◆ To do ◆
Please write out the material that follows, exactly as it stands.

◆ Source material ◆
........
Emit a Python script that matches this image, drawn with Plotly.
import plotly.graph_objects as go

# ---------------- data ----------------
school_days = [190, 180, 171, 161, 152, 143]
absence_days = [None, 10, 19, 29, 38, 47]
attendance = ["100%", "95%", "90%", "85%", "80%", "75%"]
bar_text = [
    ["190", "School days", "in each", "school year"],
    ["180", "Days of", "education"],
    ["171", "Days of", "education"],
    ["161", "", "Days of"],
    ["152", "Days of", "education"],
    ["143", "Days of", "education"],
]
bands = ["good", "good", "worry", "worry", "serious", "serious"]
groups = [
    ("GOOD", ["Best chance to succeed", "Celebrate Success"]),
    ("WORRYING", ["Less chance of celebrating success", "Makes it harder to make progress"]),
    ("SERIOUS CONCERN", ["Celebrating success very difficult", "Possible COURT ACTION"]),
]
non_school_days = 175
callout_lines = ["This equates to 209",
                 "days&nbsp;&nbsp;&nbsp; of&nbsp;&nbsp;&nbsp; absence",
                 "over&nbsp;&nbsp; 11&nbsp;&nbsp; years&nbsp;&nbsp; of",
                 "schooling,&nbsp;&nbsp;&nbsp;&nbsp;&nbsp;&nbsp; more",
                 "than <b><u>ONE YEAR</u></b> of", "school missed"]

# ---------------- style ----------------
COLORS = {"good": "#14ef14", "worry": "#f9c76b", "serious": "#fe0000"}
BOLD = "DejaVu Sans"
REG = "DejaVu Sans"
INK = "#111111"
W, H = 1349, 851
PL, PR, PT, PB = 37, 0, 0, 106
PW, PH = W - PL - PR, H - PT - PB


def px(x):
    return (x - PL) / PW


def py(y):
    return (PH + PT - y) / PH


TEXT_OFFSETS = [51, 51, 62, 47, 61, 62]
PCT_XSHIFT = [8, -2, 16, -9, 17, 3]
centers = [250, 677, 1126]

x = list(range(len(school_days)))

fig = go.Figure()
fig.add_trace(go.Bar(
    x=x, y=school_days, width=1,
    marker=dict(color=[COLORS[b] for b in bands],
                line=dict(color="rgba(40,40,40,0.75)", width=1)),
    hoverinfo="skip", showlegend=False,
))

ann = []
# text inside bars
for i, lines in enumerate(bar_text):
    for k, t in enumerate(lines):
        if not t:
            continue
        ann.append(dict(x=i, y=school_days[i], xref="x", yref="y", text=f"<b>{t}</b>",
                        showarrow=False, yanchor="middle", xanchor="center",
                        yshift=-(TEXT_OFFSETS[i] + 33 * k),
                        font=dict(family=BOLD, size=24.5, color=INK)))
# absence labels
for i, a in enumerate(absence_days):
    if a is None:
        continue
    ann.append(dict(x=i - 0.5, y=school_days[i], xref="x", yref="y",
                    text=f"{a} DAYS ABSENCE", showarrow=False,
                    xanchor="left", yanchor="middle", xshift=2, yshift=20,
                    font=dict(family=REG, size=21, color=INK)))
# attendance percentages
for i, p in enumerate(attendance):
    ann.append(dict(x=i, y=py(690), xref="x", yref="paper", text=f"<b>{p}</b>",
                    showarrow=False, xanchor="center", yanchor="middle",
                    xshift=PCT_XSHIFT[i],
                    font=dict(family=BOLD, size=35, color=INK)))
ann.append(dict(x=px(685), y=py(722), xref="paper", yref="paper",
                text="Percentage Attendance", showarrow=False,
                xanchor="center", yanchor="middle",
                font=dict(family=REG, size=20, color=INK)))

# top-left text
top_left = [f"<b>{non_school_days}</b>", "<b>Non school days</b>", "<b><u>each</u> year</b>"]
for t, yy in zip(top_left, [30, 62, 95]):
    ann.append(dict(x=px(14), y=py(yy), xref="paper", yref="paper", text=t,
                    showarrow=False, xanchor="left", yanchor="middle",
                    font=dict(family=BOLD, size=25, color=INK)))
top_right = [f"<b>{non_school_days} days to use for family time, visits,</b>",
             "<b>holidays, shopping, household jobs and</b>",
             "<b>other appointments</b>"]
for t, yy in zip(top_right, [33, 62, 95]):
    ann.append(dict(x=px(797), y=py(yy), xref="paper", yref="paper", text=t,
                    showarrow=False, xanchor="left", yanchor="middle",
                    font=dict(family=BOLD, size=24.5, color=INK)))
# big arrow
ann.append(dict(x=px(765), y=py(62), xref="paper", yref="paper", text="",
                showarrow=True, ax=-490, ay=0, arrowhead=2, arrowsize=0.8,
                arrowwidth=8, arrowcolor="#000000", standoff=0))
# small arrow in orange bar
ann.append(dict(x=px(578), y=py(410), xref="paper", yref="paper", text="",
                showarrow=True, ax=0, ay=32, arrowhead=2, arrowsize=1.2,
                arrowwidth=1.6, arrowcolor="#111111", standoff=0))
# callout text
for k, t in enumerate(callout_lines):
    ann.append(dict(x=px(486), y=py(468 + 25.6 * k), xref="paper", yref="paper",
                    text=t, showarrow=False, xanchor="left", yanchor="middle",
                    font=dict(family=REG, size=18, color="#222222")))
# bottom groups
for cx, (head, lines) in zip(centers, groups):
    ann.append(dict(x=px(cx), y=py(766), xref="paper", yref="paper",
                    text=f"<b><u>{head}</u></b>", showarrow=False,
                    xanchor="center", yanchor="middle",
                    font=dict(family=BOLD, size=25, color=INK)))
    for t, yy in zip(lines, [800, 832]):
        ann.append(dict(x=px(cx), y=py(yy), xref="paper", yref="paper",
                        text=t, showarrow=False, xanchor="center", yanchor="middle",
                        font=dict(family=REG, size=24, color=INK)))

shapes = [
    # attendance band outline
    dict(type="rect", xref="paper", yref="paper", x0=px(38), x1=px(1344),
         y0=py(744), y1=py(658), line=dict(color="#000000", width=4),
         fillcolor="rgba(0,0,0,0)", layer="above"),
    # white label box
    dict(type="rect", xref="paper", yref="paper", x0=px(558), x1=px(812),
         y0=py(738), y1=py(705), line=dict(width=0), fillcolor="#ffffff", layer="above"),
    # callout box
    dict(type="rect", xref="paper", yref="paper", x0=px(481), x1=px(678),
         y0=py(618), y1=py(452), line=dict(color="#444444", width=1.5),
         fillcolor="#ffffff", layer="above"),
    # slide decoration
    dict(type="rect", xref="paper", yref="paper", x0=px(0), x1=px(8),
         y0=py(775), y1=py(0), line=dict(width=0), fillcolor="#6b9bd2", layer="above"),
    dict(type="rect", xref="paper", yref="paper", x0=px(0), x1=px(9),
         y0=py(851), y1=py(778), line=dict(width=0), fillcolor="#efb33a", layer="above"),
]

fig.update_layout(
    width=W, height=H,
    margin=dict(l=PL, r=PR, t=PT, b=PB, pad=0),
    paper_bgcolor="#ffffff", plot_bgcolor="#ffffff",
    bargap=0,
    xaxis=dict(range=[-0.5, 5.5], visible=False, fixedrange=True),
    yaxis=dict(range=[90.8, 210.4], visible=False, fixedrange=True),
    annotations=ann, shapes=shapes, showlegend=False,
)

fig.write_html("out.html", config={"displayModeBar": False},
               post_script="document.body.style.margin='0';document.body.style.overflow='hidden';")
........
◆ The result ◆
Emit a Python script that matches this image, drawn with Plotly.
import plotly.graph_objects as go

# ---------------- data ----------------
school_days = [190, 180, 171, 161, 152, 143]
absence_days = [None, 10, 19, 29, 38, 47]
attendance = ["100%", "95%", "90%", "85%", "80%", "75%"]
bar_text = [
    ["190", "School days", "in each", "school year"],
    ["180", "Days of", "education"],
    ["171", "Days of", "education"],
    ["161", "", "Days of"],
    ["152", "Days of", "education"],
    ["143", "Days of", "education"],
]
bands = ["good", "good", "worry", "worry", "serious", "serious"]
groups = [
    ("GOOD", ["Best chance to succeed", "Celebrate Success"]),
    ("WORRYING", ["Less chance of celebrating success", "Makes it harder to make progress"]),
    ("SERIOUS CONCERN", ["Celebrating success very difficult", "Possible COURT ACTION"]),
]
non_school_days = 175
callout_lines = ["This equates to 209",
                 "days&nbsp;&nbsp;&nbsp; of&nbsp;&nbsp;&nbsp; absence",
                 "over&nbsp;&nbsp; 11&nbsp;&nbsp; years&nbsp;&nbsp; of",
                 "schooling,&nbsp;&nbsp;&nbsp;&nbsp;&nbsp;&nbsp; more",
                 "than <b><u>ONE YEAR</u></b> of", "school missed"]

# ---------------- style ----------------
COLORS = {"good": "#14ef14", "worry": "#f9c76b", "serious": "#fe0000"}
BOLD = "DejaVu Sans"
REG = "DejaVu Sans"
INK = "#111111"
W, H = 1349, 851
PL, PR, PT, PB = 37, 0, 0, 106
PW, PH = W - PL - PR, H - PT - PB


def px(x):
    return (x - PL) / PW


def py(y):
    return (PH + PT - y) / PH


TEXT_OFFSETS = [51, 51, 62, 47, 61, 62]
PCT_XSHIFT = [8, -2, 16, -9, 17, 3]
centers = [250, 677, 1126]

x = list(range(len(school_days)))

fig = go.Figure()
fig.add_trace(go.Bar(
    x=x, y=school_days, width=1,
    marker=dict(color=[COLORS[b] for b in bands],
                line=dict(color="rgba(40,40,40,0.75)", width=1)),
    hoverinfo="skip", showlegend=False,
))

ann = []
# text inside bars
for i, lines in enumerate(bar_text):
    for k, t in enumerate(lines):
        if not t:
            continue
        ann.append(dict(x=i, y=school_days[i], xref="x", yref="y", text=f"<b>{t}</b>",
                        showarrow=False, yanchor="middle", xanchor="center",
                        yshift=-(TEXT_OFFSETS[i] + 33 * k),
                        font=dict(family=BOLD, size=24.5, color=INK)))
# absence labels
for i, a in enumerate(absence_days):
    if a is None:
        continue
    ann.append(dict(x=i - 0.5, y=school_days[i], xref="x", yref="y",
                    text=f"{a} DAYS ABSENCE", showarrow=False,
                    xanchor="left", yanchor="middle", xshift=2, yshift=20,
                    font=dict(family=REG, size=21, color=INK)))
# attendance percentages
for i, p in enumerate(attendance):
    ann.append(dict(x=i, y=py(690), xref="x", yref="paper", text=f"<b>{p}</b>",
                    showarrow=False, xanchor="center", yanchor="middle",
                    xshift=PCT_XSHIFT[i],
                    font=dict(family=BOLD, size=35, color=INK)))
ann.append(dict(x=px(685), y=py(722), xref="paper", yref="paper",
                text="Percentage Attendance", showarrow=False,
                xanchor="center", yanchor="middle",
                font=dict(family=REG, size=20, color=INK)))

# top-left text
top_left = [f"<b>{non_school_days}</b>", "<b>Non school days</b>", "<b><u>each</u> year</b>"]
for t, yy in zip(top_left, [30, 62, 95]):
    ann.append(dict(x=px(14), y=py(yy), xref="paper", yref="paper", text=t,
                    showarrow=False, xanchor="left", yanchor="middle",
                    font=dict(family=BOLD, size=25, color=INK)))
top_right = [f"<b>{non_school_days} days to use for family time, visits,</b>",
             "<b>holidays, shopping, household jobs and</b>",
             "<b>other appointments</b>"]
for t, yy in zip(top_right, [33, 62, 95]):
    ann.append(dict(x=px(797), y=py(yy), xref="paper", yref="paper", text=t,
                    showarrow=False, xanchor="left", yanchor="middle",
                    font=dict(family=BOLD, size=24.5, color=INK)))
# big arrow
ann.append(dict(x=px(765), y=py(62), xref="paper", yref="paper", text="",
                showarrow=True, ax=-490, ay=0, arrowhead=2, arrowsize=0.8,
                arrowwidth=8, arrowcolor="#000000", standoff=0))
# small arrow in orange bar
ann.append(dict(x=px(578), y=py(410), xref="paper", yref="paper", text="",
                showarrow=True, ax=0, ay=32, arrowhead=2, arrowsize=1.2,
                arrowwidth=1.6, arrowcolor="#111111", standoff=0))
# callout text
for k, t in enumerate(callout_lines):
    ann.append(dict(x=px(486), y=py(468 + 25.6 * k), xref="paper", yref="paper",
                    text=t, showarrow=False, xanchor="left", yanchor="middle",
                    font=dict(family=REG, size=18, color="#222222")))
# bottom groups
for cx, (head, lines) in zip(centers, groups):
    ann.append(dict(x=px(cx), y=py(766), xref="paper", yref="paper",
                    text=f"<b><u>{head}</u></b>", showarrow=False,
                    xanchor="center", yanchor="middle",
                    font=dict(family=BOLD, size=25, color=INK)))
    for t, yy in zip(lines, [800, 832]):
        ann.append(dict(x=px(cx), y=py(yy), xref="paper", yref="paper",
                        text=t, showarrow=False, xanchor="center", yanchor="middle",
                        font=dict(family=REG, size=24, color=INK)))

shapes = [
    # attendance band outline
    dict(type="rect", xref="paper", yref="paper", x0=px(38), x1=px(1344),
         y0=py(744), y1=py(658), line=dict(color="#000000", width=4),
         fillcolor="rgba(0,0,0,0)", layer="above"),
    # white label box
    dict(type="rect", xref="paper", yref="paper", x0=px(558), x1=px(812),
         y0=py(738), y1=py(705), line=dict(width=0), fillcolor="#ffffff", layer="above"),
    # callout box
    dict(type="rect", xref="paper", yref="paper", x0=px(481), x1=px(678),
         y0=py(618), y1=py(452), line=dict(color="#444444", width=1.5),
         fillcolor="#ffffff", layer="above"),
    # slide decoration
    dict(type="rect", xref="paper", yref="paper", x0=px(0), x1=px(8),
         y0=py(775), y1=py(0), line=dict(width=0), fillcolor="#6b9bd2", layer="above"),
    dict(type="rect", xref="paper", yref="paper", x0=px(0), x1=px(9),
         y0=py(851), y1=py(778), line=dict(width=0), fillcolor="#efb33a", layer="above"),
]

fig.update_layout(
    width=W, height=H,
    margin=dict(l=PL, r=PR, t=PT, b=PB, pad=0),
    paper_bgcolor="#ffffff", plot_bgcolor="#ffffff",
    bargap=0,
    xaxis=dict(range=[-0.5, 5.5], visible=False, fixedrange=True),
    yaxis=dict(range=[90.8, 210.4], visible=False, fixedrange=True),
    annotations=ann, shapes=shapes, showlegend=False,
)

fig.write_html("out.html", config={"displayModeBar": False},
               post_script="document.body.style.margin='0';document.body.style.overflow='hidden';")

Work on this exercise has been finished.